- Dances With Bears - https://johnhelmer.org -

WHEN RUSSIAN BANKS FALL, THEY ALSO FLY AWAY

When a tree falls in the forest, everywhere in the world the same thing happens. It makes a loud noise; it drops to the right or left; it crushes the life below unpredictably. But when a Russian bank crashes, it comes down in a way that’s unique – less like a doomed tree, more like a rat escaping into a warren of tunnels that were dug in advance.

Alexander Smolensky, the proprietor of SBS-Agro, Russia’s largest depositor bank in 1998, is probably the only banker in the world to escape scot-free from the consequences of what he did to bring his bank down. As he shuttles between homes in Austria, England, Russia and elsewhere, he has never been held accountable for his actions, which led to the billion-dollar losses of the bank, nor has he answered to the charges that he and his cronies stripped the assets of the bank, both before and after the crash. He has not been charged with any wrongdoing. He has paid nothing. He continues in the banking business as if nothing had ever happened. His net worth may be as good, or even better today, than it was before he and his bank parted company.

In most forests, fallen trees attract woodcutters. But the liquidation of SBS-Agro has proceeded with no accountability from the Central Bank, which holds all the evidence of what happened, or from ARCO, the government’s special agency for bank insolvencies. There has been no parliamentary action, no review by the Accounting Chamber, no General Prosecutor’s report, no statement by President Vladimir Putin or any of his officials. SBS-Agro has been cut apart without a sound.
Compare the circumstances in South Africa over the past month, when Saambou Bank, one of the largest lenders to black Africans, was forced to close after there was a run of depositors to withdraw their funds. As in Russia, there was immediate suspicion that those who controlled the bank had started to bail out when they realized a crisis of confidence was inevitable. As in Russia, there is widespread suspicion that the state banking authority, the Reserve Bank of South Africa, had been dealing secretly to sustain Saambou’s liquidity while it continued adding to its loan book, sustaining the bank’s insiders but ultimately abandoning the bank’s depositors and clients.

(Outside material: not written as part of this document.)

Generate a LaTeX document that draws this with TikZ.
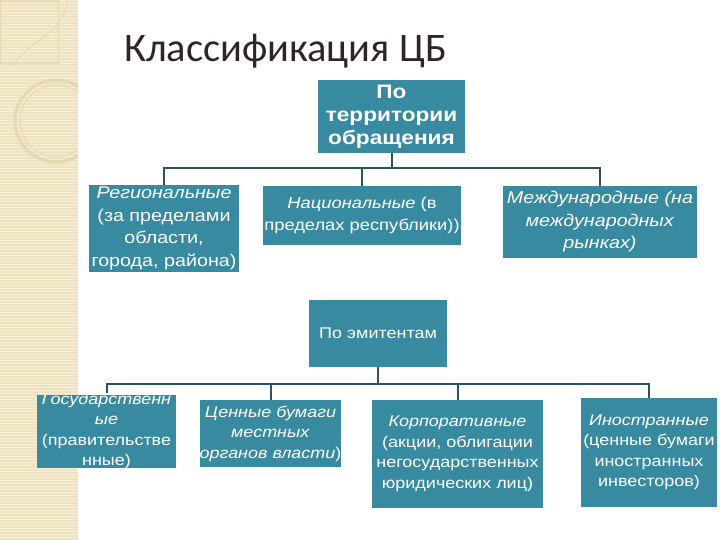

The political consequences have obliged both the South African and Russian liquidators to offer small depositors some hope. Within days, Saambou’s 300,000 depositors, with accounts averaging $261, were offered the chance to withdraw the balance up to the average total. In Russia, it has taken almost four years for the government to offer SBS-Agro’s depositors to return part of their money. But by the time the former dollar accounts have been converted into rubles at last year’s exchange rate, and the Finance Ministry bonds into which the cash has been swapped can be redeemed, the value of the depositors’ balances will have shrunk to around half of what they were in August 1998. Today, Alfa Bank, one of the government’s designated agents in the settlement, is offering to buy up depositors’ paper at just 54 percent of their face value. Russians would say getting that much back from a bank crash is a good deal.

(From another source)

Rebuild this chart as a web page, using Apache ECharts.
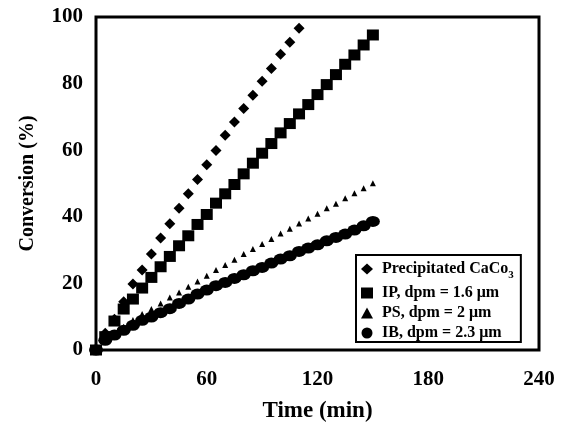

There are big differences, too. What brought Saambou down was its huge exposure to a practice known everywhere else in the world as loansharking. In South Africa, since the end of apartheid, that has been called by the name “micro-lending.” That is what happens when poor people with unstable jobs and unpredictable cash incomes are encouraged to buy consumer goods on short-term, high-interest credit they can barely afford. To fill its micro-lending book, Saambou’s management and salesmen abandoned the normal credit checks of a regular bank. They also dropped the harsh debt-collection practices of the black townships. Instead of threats to break legs and cut off fingers, Saambou offered loan rollovers. But lacking even accurate names and addresses for their debtors, the bank was first forced to rely on crooked intermediaries, and then on shareholders and the Reserve Bank to accept increasingly large loan loss provisions. In short, Saambou crashed when depositors began to suspect that the losses might outstrip the income or the realizable value of the bank’s assets.

Russians would be mystified by the Saambou crash. For one thing, those who are poorest are benefiting quickest and most from the cleanup. Not only poor depositors will get their money back. Poor borrowers in the micro-lending program are likely to have their loans written off. South African critics of the Saambou liquidation process are complaining that the solvency statutes do not allow the official liquidators to favor one group of creditors over another. It’s difficult, politically speaking, in South Africa to complain when poor blacks benefit from the misfortunes of wealthier whites. But there is no doubt that apart from a few insiders at the top of Saambou, it will be the white shareholders that will suffer most from the crash – and not only Saambou shareholders. The crash has triggered a loss of confidence that in four weeks has wiped up to 10 percent off the value of other bank shares.

The ordinary Russian depositor in SBS-Agro would be astonished to learn that in his predicament in South Africa, he might emerge from the wreckage more or less intact, while Alexander Smolensky, the controlling shareholder of SBS-Agro, would suffer most. In Russia, most Russians would say, if banks are like trees, they never fall down. They always fly up and away.